第109話

尾道駅で祖父と合流した僕は、そのままフェリーに乗った。5分ほど水上を走ると、向こう側のフェリー乗り場に到着。ここが、しまなみ海道のスタート地点と言われている『向島』である。祖父母の家は、古い平屋造りの借家であり、集合住宅の中の一軒にあった。

引き戸を開けて声をかけると、台所から祖母が出てきた。5年ぶりの再会だった。15時のおやつの時間、僕は祖母と一緒にお菓子を食べながら近況報告をした。祖父母とは新年の挨拶の時に電話で話すことは毎年のことだったが、直接会うのは久しぶりで、祖母から言われたのは、声が父親に似てきたということだった。以前、祖父と電話で話した際、会話がかみ合わず、祖父は僕の父、つまり自分の息子と話していると勘違いしたことがあった。その話をしたら、祖母は腹を抱えていた。

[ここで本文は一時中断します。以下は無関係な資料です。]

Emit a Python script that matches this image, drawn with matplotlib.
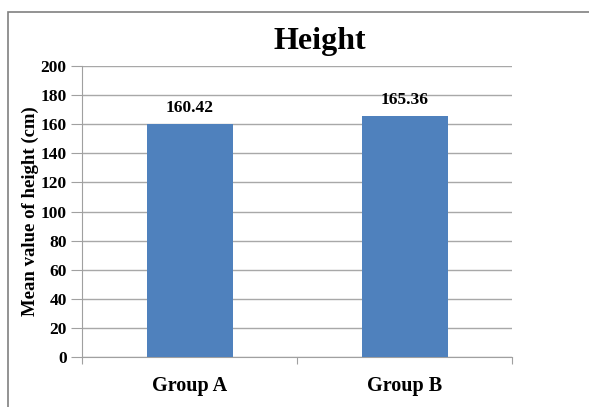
import matplotlib
matplotlib.use("Agg")
import matplotlib.pyplot as plt
from matplotlib.patches import Rectangle

categories = ["Group A", "Group B"]
values = [160.42, 165.36]
yticks = [0, 20, 40, 60, 80, 100, 120, 140, 160, 180, 200]

plt.rcParams['font.family'] = ['Liberation Serif', 'DejaVu Serif']
plt.rcParams['font.weight'] = 'bold'

fig = plt.figure(figsize=(5.89, 4.07), dpi=100)
fig.patches.append(Rectangle((8/589, -0.05), 1.2, 1 - 12/407 + 0.05, transform=fig.transFigure,
                             fill=False, edgecolor='#808080', linewidth=1.2))

ax = fig.add_axes([82/589, 1 - 357/407, 430/589, 291/407])
x = [1, 2]
bars = ax.bar(x, values, width=0.4, color='#4f81bd', zorder=3)
for xi, v in zip(x, values):
    ax.text(xi, v + 5.5, f"{v:.2f}", ha='center', va='bottom', fontsize=12.5, fontweight='bold')

ax.set_xlim(0.5, 2.5)
ax.set_ylim(0, 200)
ax.set_yticks(yticks)
ax.set_yticklabels([str(t) for t in yticks], fontsize=12.5, fontweight='bold')
ax.set_xticks([0.5, 1.5, 2.5])
ax.set_xticklabels([])
ax.tick_params(axis='x', length=5, color='#a0a0a0', direction='out')
ax.tick_params(axis='y', length=8, color='#a0a0a0', direction='out', pad=3)
for xi, c in zip(x, categories):
    ax.text(xi, -20, c, ha='center', va='center', fontsize=14.5, fontweight='bold',
            transform=ax.transData)

ax.yaxis.grid(True, color='#a8a8a8', linewidth=1, zorder=0)
ax.spines['top'].set_visible(False)
ax.spines['right'].set_visible(False)
ax.spines['left'].set_color('#a0a0a0')
ax.spines['bottom'].set_color('#a0a0a0')

ax.set_ylabel("Mean value of height (cm)", fontsize=13.5, fontweight='bold', labelpad=1)
fig.text(320/589, 1 - 41/407, "Height", ha='center', va='center', fontsize=23, fontweight='bold')

fig.savefig("out.png", dpi=100)
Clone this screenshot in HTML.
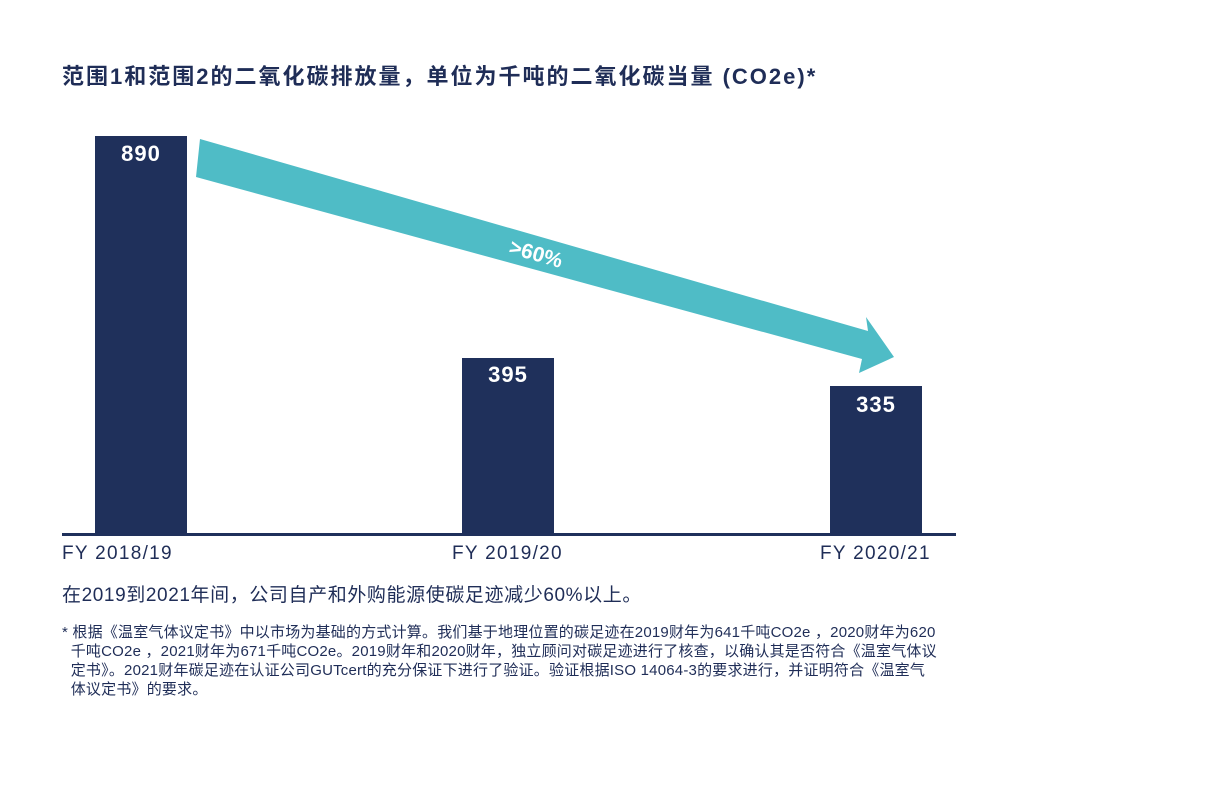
<!DOCTYPE html>
<html><head><meta charset="utf-8"><style>
body{margin:0;width:1232px;height:801px;background:#fff;position:relative;overflow:hidden;font-family:"Liberation Sans","Noto Sans CJK SC",sans-serif;color:#1f2d57}
.a{position:absolute}
.bar{position:absolute;background:#1f305b;width:92px;bottom:266px}
.v{position:absolute;color:#fff;font-weight:bold;font-size:22px;width:92px;text-align:center;letter-spacing:1px}
.x{position:absolute;font-size:19px;top:543px;color:#1f2d57;letter-spacing:1.3px}
</style></head><body>
<div class="a" style="left:62px;top:59px;font-size:22px;font-weight:bold;letter-spacing:2px;white-space:nowrap">范围1和范围2的二氧化碳排放量，单位为千吨的二氧化碳当量 (CO2e)*</div>
<div class="bar" style="left:95px;top:136px"></div>
<div class="bar" style="left:462px;top:358px"></div>
<div class="bar" style="left:830px;top:386px"></div>
<div class="v" style="left:95px;top:141px">890</div>
<div class="v" style="left:462px;top:362px">395</div>
<div class="v" style="left:830px;top:392px">335</div>
<div class="a" style="left:62px;top:533px;width:894px;height:3px;background:#1f305b"></div>
<svg class="a" style="left:0;top:0" width="1232" height="801">
<polygon points="200,139 868,331 866,317 894,357 859,373 862,359 196,177" fill="#4fbcc6"/>
<text x="0" y="0" transform="translate(508,253) rotate(16)" fill="#fff" font-size="21" font-weight="bold" font-family="Liberation Sans,sans-serif">&gt;60%</text>
</svg>
<div class="x" style="left:62px">FY 2018/19</div>
<div class="x" style="left:452px">FY 2019/20</div>
<div class="x" style="left:820px">FY 2020/21</div>
<div class="a" style="left:62px;top:580px;font-size:19px;letter-spacing:0.6px;white-space:nowrap">在2019到2021年间，公司自产和外购能源使碳足迹减少60%以上。</div>
<div class="a" style="left:62px;top:623px;font-size:15px;line-height:19px;width:900px;white-space:nowrap;letter-spacing:0.2px">* 根据《温室气体议定书》中以市场为基础的方式计算。我们基于地理位置的碳足迹在2019财年为641千吨CO2e ，2020财年为620<br>&nbsp;&nbsp;千吨CO2e ，2021财年为671千吨CO2e。2019财年和2020财年，独立顾问对碳足迹进行了核查，以确认其是否符合《温室气体议<br>&nbsp;&nbsp;定书》。2021财年碳足迹在认证公司GUTcert的充分保证下进行了验证。验证根据ISO 14064-3的要求进行，并证明符合《温室气<br>&nbsp;&nbsp;体议定书》的要求。</div>
</body></html>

晩になり、祖父と祖母と共に夕飯を囲んだ。今や死語となった『男子厨房入るべからず』という言葉がかつてあり、おそらく祖父母の時代ではまさしく専業主婦が多く、台所は女性が立つのが主流だった。が、当時から祖父は台所に立っており、思えば幼少期から祖父母の家に遊びに来た時は、いつも夫婦で台所にいるのが印象的だった。

この5年の間で、かつて原付バイクを運転していた祖母も免許を返納し、かつては近くの畑で野菜を耕していたが、今は家の前でプランターに植えた苗でちょっとした野菜を作ったり、干し柿を吊るす程度にとどまっていた。また、祖父母とも緑内障や白内障のため目薬が欠かせなかったり、祖母は寝る前に通院先から処方されている眠剤を飲んでいるなど、夫婦だけの生活の中で起きている変化を感じていた。

翌朝僕が起床すると、祖母は台所で卵の殻を細かくしていた。聞けば、肥料にするのだと言う。祖父は朝から自転車で買い物に出かけ、ふと僕は仕事や締め切りに追われず、こういう何ともない日常がいつまでも続いてほしいと思っていた。